The rise of organized attempts to censor school curricula and materials available in school libraries is proving to be a fertile training ground for a new generation of student activists. Facing the removal of books about LGBTQ+ and BIPOC experiences, students are demanding the right to read in schools across the country. Nowhere is this truer than in Texas, a state where equal access to a range of stories has been under attack for years.
In 2019, freshman Cameron Samuels, a student in the Katy Independent School District, attempted to access the Advocate, a longstanding LGBTQ+ news magazine, using a school computer. The page was blocked, according to the message on the screen, because of “Alternative sexual lifestyles (GLBT).” Two years later, Samuels tried to access the Trevor Project, an organization focused on suicide prevention for queer youth. Samuels was blocked again. This time, they took their frustration to a school board meeting where they were the sole voice contesting internet filtering in the district. The ACLU filed a complaint on Samuels’s behalf, leading to the lifting of filters in district high schools.
When Samuels spoke at that board meeting, conditions had changed. Internet filtering continued to be an issue, but books had become the primary target of organized extremists. Attempts to censor and restrict access to LGBTQ+ stories are not new, but their quantity and intensity have rapidly increased in recent years. Between 2020 and 2021, the American Library Association documented 729 book ban attempts, over five times more than the previous year. That number doubled again in 2022, and Texas was home to more book bans than any other state.
Samuels began to build a larger and louder student voice in the district. “I tapped into already established networks that were already passionate,” Samuels told Truthout. Student clubs for creative writing, reading groups and the Gay-Straight Alliance were their first targets. “These were groups that already had leaders,” Samuels said.
Over the next few months of organizing, Samuels and their fellow activists packed school board meetings (Samuels never testified alone again), lobbied for the right to read at the Texas legislature as part of Students Engaged in Advancing Texas, and distributed hundreds of copies of banned books to students in the school district.

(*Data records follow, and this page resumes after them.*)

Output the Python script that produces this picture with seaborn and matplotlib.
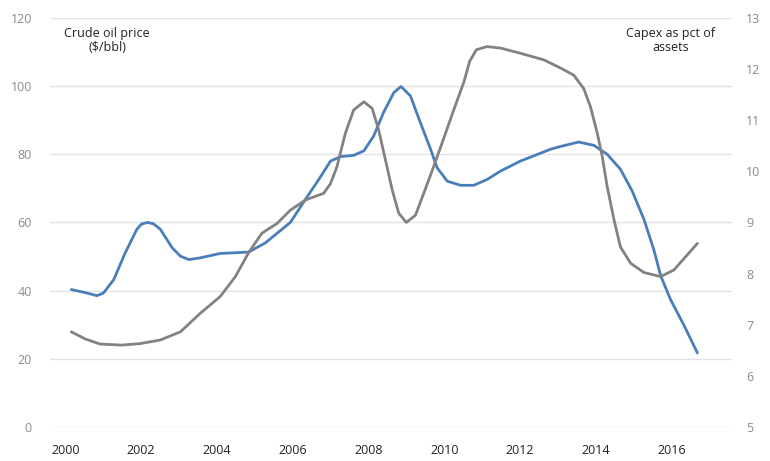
import pandas as pd
import numpy as np
import matplotlib
matplotlib.use("Agg")
import matplotlib.pyplot as plt
import seaborn as sns

# values
oil_year = [2000.16, 2000.53, 2000.84, 2001.01, 2001.28, 2001.58, 2001.89, 2002.01,
            2002.17, 2002.33, 2002.51, 2002.82, 2003.04, 2003.26, 2003.56, 2004.09,
            2004.84, 2005.28, 2005.94, 2006.34, 2006.69, 2007.00, 2007.26, 2007.61,
            2007.88, 2008.14, 2008.40, 2008.67, 2008.86, 2009.11, 2009.37, 2009.64,
            2009.81, 2010.08, 2010.43, 2010.78, 2011.13, 2011.49, 2012.01, 2012.81,
            2013.07, 2013.55, 2013.95, 2014.30, 2014.65, 2014.96, 2015.27, 2015.53,
            2015.71, 2015.97, 2016.34, 2016.68]
oil_price = [40.3, 39.4, 38.5, 39.3, 43.2, 51.0, 58.0, 59.5,
             60.0, 59.6, 58.0, 52.6, 50.1, 49.1, 49.6, 50.9,
             51.3, 54.0, 60.0, 66.8, 72.6, 78.0, 79.3, 79.7,
             81.0, 85.4, 92.3, 98.1, 99.9, 97.1, 89.3, 81.5,
             76.1, 72.1, 70.9, 70.9, 72.6, 75.1, 78.0, 81.5,
             82.3, 83.6, 82.6, 80.0, 75.6, 69.2, 60.9, 52.0,
             44.4, 37.4, 29.5, 21.7]

capex_year = [2000.16, 2000.53, 2000.92, 2001.50, 2001.98, 2002.51, 2003.04, 2003.56,
              2004.09, 2004.49, 2004.84, 2005.19, 2005.59, 2005.94, 2006.34, 2006.82,
              2007.00, 2007.17, 2007.39, 2007.61, 2007.88, 2008.10, 2008.27, 2008.45,
              2008.63, 2008.80, 2009.00, 2009.24, 2009.46, 2009.72, 2009.99, 2010.25,
              2010.52, 2010.67, 2010.85, 2011.13, 2011.49, 2012.01, 2012.63, 2013.07,
              2013.42, 2013.68, 2013.86, 2014.04, 2014.17, 2014.30, 2014.48, 2014.65,
              2014.92, 2015.27, 2015.71, 2016.06, 2016.37, 2016.68]
capex_pct = [6.86, 6.72, 6.62, 6.60, 6.63, 6.70, 6.86, 7.22,
             7.55, 7.94, 8.41, 8.79, 8.98, 9.24, 9.44, 9.57,
             9.76, 10.09, 10.74, 11.20, 11.36, 11.23, 10.81, 10.22,
             9.63, 9.18, 9.00, 9.14, 9.57, 10.09, 10.65, 11.20,
             11.75, 12.15, 12.38, 12.44, 12.41, 12.31, 12.18, 12.02,
             11.88, 11.62, 11.26, 10.74, 10.29, 9.70, 9.05, 8.52,
             8.20, 8.02, 7.94, 8.07, 8.33, 8.59]

left_ticks = [0, 20, 40, 60, 80, 100, 120]
right_ticks = [5, 6, 7, 8, 9, 10, 11, 12, 13]
year_ticks = [2000, 2002, 2004, 2006, 2008, 2010, 2012, 2014, 2016]

oil = pd.DataFrame({"year": oil_year, "price": oil_price})
capex = pd.DataFrame({"year": capex_year, "pct": capex_pct})

sns.set_style("white")
plt.rcParams["font.family"] = ["Open Sans", "DejaVu Sans"]

fig = plt.figure(figsize=(7.7, 4.61), dpi=100)
ax = fig.add_axes([0.065, 0.074, 0.886, 0.887])
ax2 = ax.twinx()

sns.lineplot(data=oil, x="year", y="price", ax=ax, color="#4a7ebb",
             linewidth=2.0, solid_joinstyle="round", solid_capstyle="round")
sns.lineplot(data=capex, x="year", y="pct", ax=ax2, color="#828282",
             linewidth=2.0, solid_joinstyle="round", solid_capstyle="round")

ax.set_xlim(1999.6, 2017.6)
ax.set_ylim(0, 120)
ax2.set_ylim(5, 13)
ax.set_xticks(year_ticks)
ax.set_yticks(left_ticks)
ax2.set_yticks(right_ticks)
ax.set_xlabel("")
ax.set_ylabel("")
ax2.set_ylabel("")

ax.grid(axis="y", color="#e3e3e3", linewidth=1.0)
ax.set_axisbelow(True)
for a in (ax, ax2):
    for s in a.spines.values():
        s.set_visible(False)
    a.tick_params(length=0, labelsize=9, colors="#8a8a8a")
ax.tick_params(axis="x", colors="#222222", pad=12)
ax.tick_params(axis="y", pad=13)
ax2.tick_params(axis="y", pad=10)

fig.text(0.139, 0.912, "Crude oil price\n($/bbl)", ha="center", va="center",
         multialignment="center", fontsize=9, color="#222222", linespacing=1.1)
fig.text(0.871, 0.912, "Capex as pct of\nassets", ha="center", va="center",
         multialignment="center", fontsize=9, color="#222222", linespacing=1.1)

fig.savefig("out.png", dpi=100)
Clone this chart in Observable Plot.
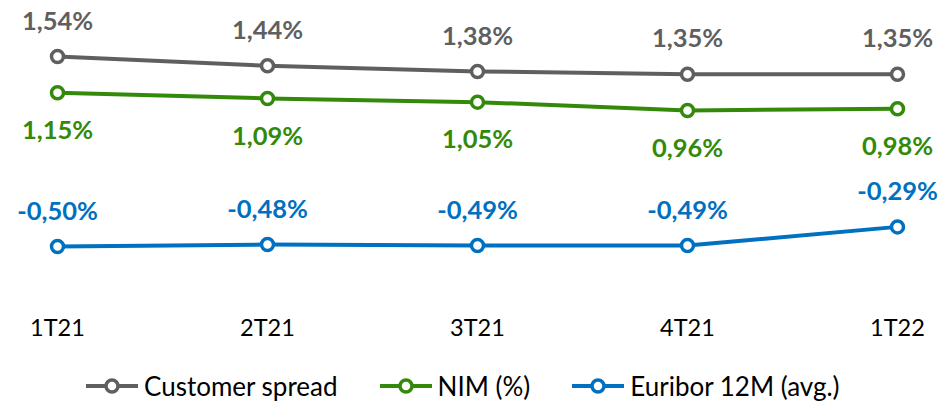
<!DOCTYPE html>
<html>
<head>
<meta charset="utf-8">
<script src="https://cdn.jsdelivr.net/npm/d3@7"></script>
<script src="https://cdn.jsdelivr.net/npm/@observablehq/plot@0.6"></script>
<style>
  body { margin: 0; background: #fff; font-family: Lato, "Open Sans", sans-serif; }
  #legend { display: flex; align-items: center; height: 30px; margin-top: 11px; padding-left: 85px; }
  .item { display: flex; align-items: center; margin-right: 41px; font-size: 26px; color: #000; }
  .item svg { margin-right: 5px; }
</style>
</head>
<body>
<div id="chart"></div>
<div id="legend"></div>
<script>
const quarters = ["1T21", "2T21", "3T21", "4T21", "1T22"];
const customerSpread = [1.54, 1.44, 1.38, 1.35, 1.35];
const nim = [1.15, 1.09, 1.05, 0.96, 0.98];
const euribor = [-0.50, -0.48, -0.49, -0.49, -0.29];
const seriesNames = ["Customer spread", "NIM (%)", "Euribor 12M (avg.)"];
const seriesColors = ["#5f5f5f", "#338a0a", "#0070c0"];
const labelSide = [-1, 1, -1];

const allValues = [customerSpread, nim, euribor];
const fmt = v => v.toFixed(2).replace(".", ",") + "%";

const marks = [];
allValues.forEach((vals, i) => {
  const rows = quarters.map((q, j) => ({q, v: vals[j]}));
  marks.push(Plot.line(rows, {x: "q", y: "v", stroke: seriesColors[i], strokeWidth: 4}));
  marks.push(Plot.dot(rows, {x: "q", y: "v", r: 6, fill: "white", stroke: seriesColors[i], strokeWidth: 3.5}));
  marks.push(Plot.text(rows, {x: "q", y: "v", text: d => fmt(d.v), fill: seriesColors[i],
    fontSize: 25.5, fontWeight: "bold", dy: labelSide[i] < 0 ? -35 : 38}));
});

const chart = Plot.plot({
  width: 947,
  height: 360,
  marginLeft: 57,
  marginRight: 50,
  marginTop: 22.5,
  marginBottom: 48.9,
  style: {fontFamily: "Lato, 'Open Sans', sans-serif", fontSize: "23.5px", color: "#000", background: "white"},
  x: {type: "point", domain: quarters, padding: 0, tickSize: 0, tickPadding: 8, label: null},
  y: {domain: [-1.2, 1.9], axis: null},
  marks
});
document.getElementById("chart").appendChild(chart);

const legend = document.getElementById("legend");
seriesNames.forEach((name, i) => {
  const item = document.createElement("div");
  item.className = "item";
  item.innerHTML = `<svg width="54" height="20"><line x1="1" y1="10" x2="53" y2="10" stroke="${seriesColors[i]}" stroke-width="4"/><circle cx="27" cy="10" r="6" fill="white" stroke="${seriesColors[i]}" stroke-width="3.5"/></svg><span>${name}</span>`;
  legend.appendChild(item);
});
</script>
</body>
</html>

At a March school board meeting, community members showed up in big numbers to defend challenged books, particularly Art Spiegelman’s Maus, Toni Morrison’s Beloved and Mike Curato’s Flamer. Maus remained on library shelves throughout the district while Flamer and Beloved were restricted to high school. Samuels’s work also turned up a spreadsheet of titles that organized censors were using to guide their work in the state, clarifying the scope of the threat to the public. In 2022, Samuels served as the first Youth Honorary Chair for Banned Books Week.
The lessons that Samuels and their fellow student activists learned — namely that it takes an organized community of people to take effective action — are being applied throughout the state.
Da’Taevyon Daniels, a rising junior in nearby Euless, Texas, joined the National Coalition Against Censorship’s (NCAC) Student Advocates for Speech and began organizing against book bans in the Dallas-Fort Worth area. After completing cohort training with NCAC, Daniels went to a room the size of a small closet that constituted his school library. His school had hardly any books at all.
“We were like, ‘We don’t really have any of these books that are being banned or challenged,” Daniels says. “We are being taken out of the picture and we haven’t even been put in it yet.” What started as just Daniels’s movement expanded rapidly, starting with a few close friends. Those five to six grew to 15 “after I bought everybody pizza,” Daniels told Truthout.
Then the group planned their first action. During Banned Books Week in October 2022, a national campaign that highlights the problem of censorship, the group put together posters highlighting books and authors under attack by extremists in the state and plastered the school hallways with them.
The posters couldn’t be missed. When the principal asked the group to pull down some of the images, ostensibly to make room for promotions from other student clubs, “I said no, we are not going to do that,” Daniels recounted. The group had strategically left space between each poster. “We posted, skipped a board, posted, skipped a board,” said Daniels. “We shut that down immediately.”
In the 24-hour flurry that followed, Daniels says attention and engagement ballooned. When the week started, Daniels estimates he had 20 to 40 students involved. A petition at the end of the week had signatures from 150 people demanding that the posters stay up through the week, and they did. Nothing builds a movement like a win.
Both Samuels and Daniels acknowledge that the movement for free access to ideas in Texas requires full and sustained support from adults. That support can be driving students who are too young to be behind the wheel to events, buying poster board and markers and other sign making supplies, or agreeing to serve as the adult sponsor for banned book clubs in schools. Samuels emphasized the need for financial support, noting that, “You’re the ones who make the money!”
For Daniels, it’s also about who gets to be in charge. “You’re the ones who are in power right now,” he said. “You have the power to vote and the power to make decisions.”
The reminder is an important one for adults looking to support these movements: Demonstrate material solidarity — and then get out of the way.